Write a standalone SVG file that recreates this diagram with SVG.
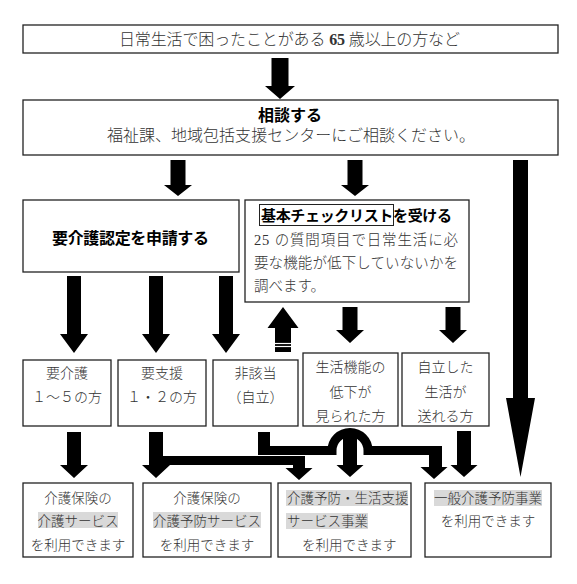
<svg xmlns="http://www.w3.org/2000/svg" width="577" height="584" viewBox="0 0 577 584">
<style>
.box{fill:#fff;stroke:#222;stroke-width:1.3}
.hl{fill:#d9d9d9}
.t{font-family:"Liberation Serif","Noto Sans CJK JP",serif;font-weight:300;fill:#333}
.b{font-family:"Noto Sans CJK JP",sans-serif;font-weight:bold;fill:#000}
.c{text-anchor:middle}
.arr{fill:#000}
</style>
<rect width="577" height="584" fill="#fff"/>

<g id="connectors">
<polygon class="arr" points="271.5,58 288.5,58 288.5,86 295,86 280,99 265,86 271.5,86"/>
<polygon class="arr" points="170.5,160 185.5,160 185.5,185 192,185 178,196 164,185 170.5,185"/>
<polygon class="arr" points="347.5,160 362.5,160 362.5,185 369,185 355,196 341,185 347.5,185"/>
<polygon class="arr" points="513,160 528,160 528,398 535,398 520.5,477 506,398 513,398"/>
<polygon class="arr" points="67,276 81,276 81,334 88,334 74,353 60,334 67,334"/>
<polygon class="arr" points="149,276 163,276 163,334 170,334 156,353 142,334 149,334"/>
<polygon class="arr" points="219,276 233,276 233,334 240,334 226,353 212,334 219,334"/>
<polygon class="arr" points="275,352 291,352 291,328 298.5,328 283,307 267.5,328 275,328"/>
<line x1="275" y1="343.5" x2="291" y2="343.5" stroke="#fff" stroke-width="1.2"/>
<line x1="275" y1="346.5" x2="291" y2="346.5" stroke="#fff" stroke-width="1.2"/>
<polygon class="arr" points="342.5,307 357.5,307 357.5,330 364,330 350,343 336,330 342.5,330"/>
<polygon class="arr" points="445.5,307 460.5,307 460.5,330 467,330 453,343 439,330 445.5,330"/>
<polygon class="arr" points="67,432 81,432 81,465 88,465 74,478 60,465 67,465"/>
<polygon class="arr" points="149,432 163,432 163,465 170,465 156,478 142,465 149,465"/>
<polygon class="arr" points="163,456 305,456 305,468 312.5,468 299,480 285.5,468 293,468 293,465 163,465"/>
<polygon class="arr" points="258,432 270,432 270,446 332,446 332,455 258,455"/>
<path d="M332 455 L332 450.5 A18 18 0 0 1 368 450.5 L368 455" fill="none" stroke="#000" stroke-width="9"/>
<polygon class="arr" points="368,446 442,446 442,467 447.5,467 434,479 420.5,467 429,467 429,455 368,455"/>
<polygon class="arr" points="343,431 357,431 357,465 363.5,465 350,477 336.5,465 343,465"/>
<polygon class="arr" points="457,431 471,431 471,465 477.5,465 464,477 450.5,465 457,465"/>
</g>

<g id="n-top">
<rect class="box" x="23" y="25" width="535" height="28"/>
<text class="t" x="119" y="45" font-size="16" textLength="341" lengthAdjust="spacing">日常生活で困ったことがある <tspan font-weight="bold">65</tspan> 歳以上の方など</text>
</g>

<g id="n-soudan">
<rect class="box" x="23" y="100" width="535" height="55"/>
<text class="b c" x="290" y="121" font-size="16">相談する</text>
<text class="t" x="107" y="141" font-size="16" textLength="368" lengthAdjust="spacing">福祉課、地域包括支援センターにご相談ください。</text>
</g>

<g id="n-shinsei">
<rect class="box" x="23" y="200" width="216" height="72"/>
<text class="b" x="52" y="244" font-size="16" textLength="157" lengthAdjust="spacing">要介護認定を申請する</text>
</g>

<g id="n-checklist">
<rect class="box" x="245" y="200" width="224" height="102"/>
<rect x="259.5" y="204.5" width="134" height="21" fill="none" stroke="#222" stroke-width="1"/>
<text class="b" x="261" y="221" font-size="15" textLength="191" lengthAdjust="spacing">基本チェックリストを受ける</text>
<text class="t" x="254" y="244.5" font-size="14.5" textLength="204" lengthAdjust="spacing">25 の質問項目で日常生活に必</text>
<text class="t" x="254" y="267.5" font-size="14.5" textLength="204" lengthAdjust="spacing">要な機能が低下していないかを</text>
<text class="t" x="254" y="290.5" font-size="14.5">調べます。</text>
</g>

<g id="n-youkaigo">
<rect class="box" x="23" y="360" width="88" height="66"/>
<text class="t c" x="67" y="378" font-size="14">要介護</text>
<text class="t c" x="67" y="402" font-size="14">１～５の方</text>
</g>

<g id="n-youshien">
<rect class="box" x="118" y="360" width="88" height="66"/>
<text class="t c" x="162" y="378" font-size="14">要支援</text>
<text class="t c" x="162" y="402" font-size="14">１・２の方</text>
</g>

<g id="n-higaitou">
<rect class="box" x="213" y="360" width="85" height="66"/>
<text class="t c" x="255.5" y="378" font-size="14">非該当</text>
<text class="t c" x="255.5" y="402" font-size="14">（自立）</text>
</g>

<g id="n-teika">
<rect class="box" x="303" y="353" width="95" height="73"/>
<text class="t c" x="350.5" y="372" font-size="14">生活機能の</text>
<text class="t c" x="350.5" y="397" font-size="14">低下が</text>
<text class="t c" x="350.5" y="421" font-size="14">見られた方</text>
</g>

<g id="n-jiritsu">
<rect class="box" x="402" y="353" width="87" height="73"/>
<text class="t c" x="445.5" y="372" font-size="14">自立した</text>
<text class="t c" x="445.5" y="397" font-size="14">生活が</text>
<text class="t c" x="445.5" y="421" font-size="14">送れる方</text>
</g>

<g id="n-kaigo-service">
<rect class="box" x="23" y="483" width="110" height="74"/>
<rect class="hl" x="38" y="512" width="80" height="16"/>
<text class="t c" x="78" y="503" font-size="13.5">介護保険の</text>
<text class="t c" x="78" y="526" font-size="13.5">介護サービス</text>
<text class="t c" x="78" y="550" font-size="13.5">を利用できます</text>
</g>

<g id="n-yobou-service">
<rect class="box" x="143" y="483" width="128" height="74"/>
<rect class="hl" x="153" y="512" width="108" height="16"/>
<text class="t c" x="207" y="503" font-size="13.5">介護保険の</text>
<text class="t c" x="207" y="526" font-size="13.5">介護予防サービス</text>
<text class="t c" x="207" y="550" font-size="13.5">を利用できます</text>
</g>

<g id="n-sougou-jigyou">
<rect class="box" x="278" y="483" width="133" height="74"/>
<rect class="hl" x="286" y="490" width="122" height="16"/>
<rect class="hl" x="286" y="513" width="82" height="16"/>
<text class="t" x="287" y="503" font-size="13.5">介護予防・生活支援</text>
<text class="t" x="287" y="526" font-size="13.5">サービス事業</text>
<text class="t" x="302" y="550" font-size="13.5">を利用できます</text>
</g>

<g id="n-ippan">
<rect class="box" x="425" y="483" width="126" height="74"/>
<rect class="hl" x="434" y="490" width="108" height="16"/>
<text class="t c" x="488" y="503" font-size="13.5">一般介護予防事業</text>
<text class="t c" x="488" y="526" font-size="13.5">を利用できます</text>
</g>
</svg>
--------
Reproduce the data above in full, exactly as it is, with the pictures left out.

Write a standalone SVG file that recreates this diagram with SVG.
<svg xmlns="http://www.w3.org/2000/svg" width="577" height="584" viewBox="0 0 577 584">
<style>
.box{fill:#fff;stroke:#222;stroke-width:1.3}
.hl{fill:#d9d9d9}
.t{font-family:"Liberation Serif","Noto Sans CJK JP",serif;font-weight:300;fill:#333}
.b{font-family:"Noto Sans CJK JP",sans-serif;font-weight:bold;fill:#000}
.c{text-anchor:middle}
.arr{fill:#000}
</style>
<rect width="577" height="584" fill="#fff"/>

<g id="connectors">
<polygon class="arr" points="271.5,58 288.5,58 288.5,86 295,86 280,99 265,86 271.5,86"/>
<polygon class="arr" points="170.5,160 185.5,160 185.5,185 192,185 178,196 164,185 170.5,185"/>
<polygon class="arr" points="347.5,160 362.5,160 362.5,185 369,185 355,196 341,185 347.5,185"/>
<polygon class="arr" points="513,160 528,160 528,398 535,398 520.5,477 506,398 513,398"/>
<polygon class="arr" points="67,276 81,276 81,334 88,334 74,353 60,334 67,334"/>
<polygon class="arr" points="149,276 163,276 163,334 170,334 156,353 142,334 149,334"/>
<polygon class="arr" points="219,276 233,276 233,334 240,334 226,353 212,334 219,334"/>
<polygon class="arr" points="275,352 291,352 291,328 298.5,328 283,307 267.5,328 275,328"/>
<line x1="275" y1="343.5" x2="291" y2="343.5" stroke="#fff" stroke-width="1.2"/>
<line x1="275" y1="346.5" x2="291" y2="346.5" stroke="#fff" stroke-width="1.2"/>
<polygon class="arr" points="342.5,307 357.5,307 357.5,330 364,330 350,343 336,330 342.5,330"/>
<polygon class="arr" points="445.5,307 460.5,307 460.5,330 467,330 453,343 439,330 445.5,330"/>
<polygon class="arr" points="67,432 81,432 81,465 88,465 74,478 60,465 67,465"/>
<polygon class="arr" points="149,432 163,432 163,465 170,465 156,478 142,465 149,465"/>
<polygon class="arr" points="163,456 305,456 305,468 312.5,468 299,480 285.5,468 293,468 293,465 163,465"/>
<polygon class="arr" points="258,432 270,432 270,446 332,446 332,455 258,455"/>
<path d="M332 455 L332 450.5 A18 18 0 0 1 368 450.5 L368 455" fill="none" stroke="#000" stroke-width="9"/>
<polygon class="arr" points="368,446 442,446 442,467 447.5,467 434,479 420.5,467 429,467 429,455 368,455"/>
<polygon class="arr" points="343,431 357,431 357,465 363.5,465 350,477 336.5,465 343,465"/>
<polygon class="arr" points="457,431 471,431 471,465 477.5,465 464,477 450.5,465 457,465"/>
</g>

<g id="n-top">
<rect class="box" x="23" y="25" width="535" height="28"/>
<text class="t" x="119" y="45" font-size="16" textLength="341" lengthAdjust="spacing">日常生活で困ったことがある <tspan font-weight="bold">65</tspan> 歳以上の方など</text>
</g>

<g id="n-soudan">
<rect class="box" x="23" y="100" width="535" height="55"/>
<text class="b c" x="290" y="121" font-size="16">相談する</text>
<text class="t" x="107" y="141" font-size="16" textLength="368" lengthAdjust="spacing">福祉課、地域包括支援センターにご相談ください。</text>
</g>

<g id="n-shinsei">
<rect class="box" x="23" y="200" width="216" height="72"/>
<text class="b" x="52" y="244" font-size="16" textLength="157" lengthAdjust="spacing">要介護認定を申請する</text>
</g>

<g id="n-checklist">
<rect class="box" x="245" y="200" width="224" height="102"/>
<rect x="259.5" y="204.5" width="134" height="21" fill="none" stroke="#222" stroke-width="1"/>
<text class="b" x="261" y="221" font-size="15" textLength="191" lengthAdjust="spacing">基本チェックリストを受ける</text>
<text class="t" x="254" y="244.5" font-size="14.5" textLength="204" lengthAdjust="spacing">25 の質問項目で日常生活に必</text>
<text class="t" x="254" y="267.5" font-size="14.5" textLength="204" lengthAdjust="spacing">要な機能が低下していないかを</text>
<text class="t" x="254" y="290.5" font-size="14.5">調べます。</text>
</g>

<g id="n-youkaigo">
<rect class="box" x="23" y="360" width="88" height="66"/>
<text class="t c" x="67" y="378" font-size="14">要介護</text>
<text class="t c" x="67" y="402" font-size="14">１～５の方</text>
</g>

<g id="n-youshien">
<rect class="box" x="118" y="360" width="88" height="66"/>
<text class="t c" x="162" y="378" font-size="14">要支援</text>
<text class="t c" x="162" y="402" font-size="14">１・２の方</text>
</g>

<g id="n-higaitou">
<rect class="box" x="213" y="360" width="85" height="66"/>
<text class="t c" x="255.5" y="378" font-size="14">非該当</text>
<text class="t c" x="255.5" y="402" font-size="14">（自立）</text>
</g>

<g id="n-teika">
<rect class="box" x="303" y="353" width="95" height="73"/>
<text class="t c" x="350.5" y="372" font-size="14">生活機能の</text>
<text class="t c" x="350.5" y="397" font-size="14">低下が</text>
<text class="t c" x="350.5" y="421" font-size="14">見られた方</text>
</g>

<g id="n-jiritsu">
<rect class="box" x="402" y="353" width="87" height="73"/>
<text class="t c" x="445.5" y="372" font-size="14">自立した</text>
<text class="t c" x="445.5" y="397" font-size="14">生活が</text>
<text class="t c" x="445.5" y="421" font-size="14">送れる方</text>
</g>

<g id="n-kaigo-service">
<rect class="box" x="23" y="483" width="110" height="74"/>
<rect class="hl" x="38" y="512" width="80" height="16"/>
<text class="t c" x="78" y="503" font-size="13.5">介護保険の</text>
<text class="t c" x="78" y="526" font-size="13.5">介護サービス</text>
<text class="t c" x="78" y="550" font-size="13.5">を利用できます</text>
</g>

<g id="n-yobou-service">
<rect class="box" x="143" y="483" width="128" height="74"/>
<rect class="hl" x="153" y="512" width="108" height="16"/>
<text class="t c" x="207" y="503" font-size="13.5">介護保険の</text>
<text class="t c" x="207" y="526" font-size="13.5">介護予防サービス</text>
<text class="t c" x="207" y="550" font-size="13.5">を利用できます</text>
</g>

<g id="n-sougou-jigyou">
<rect class="box" x="278" y="483" width="133" height="74"/>
<rect class="hl" x="286" y="490" width="122" height="16"/>
<rect class="hl" x="286" y="513" width="82" height="16"/>
<text class="t" x="287" y="503" font-size="13.5">介護予防・生活支援</text>
<text class="t" x="287" y="526" font-size="13.5">サービス事業</text>
<text class="t" x="302" y="550" font-size="13.5">を利用できます</text>
</g>

<g id="n-ippan">
<rect class="box" x="425" y="483" width="126" height="74"/>
<rect class="hl" x="434" y="490" width="108" height="16"/>
<text class="t c" x="488" y="503" font-size="13.5">一般介護予防事業</text>
<text class="t c" x="488" y="526" font-size="13.5">を利用できます</text>
</g>
</svg>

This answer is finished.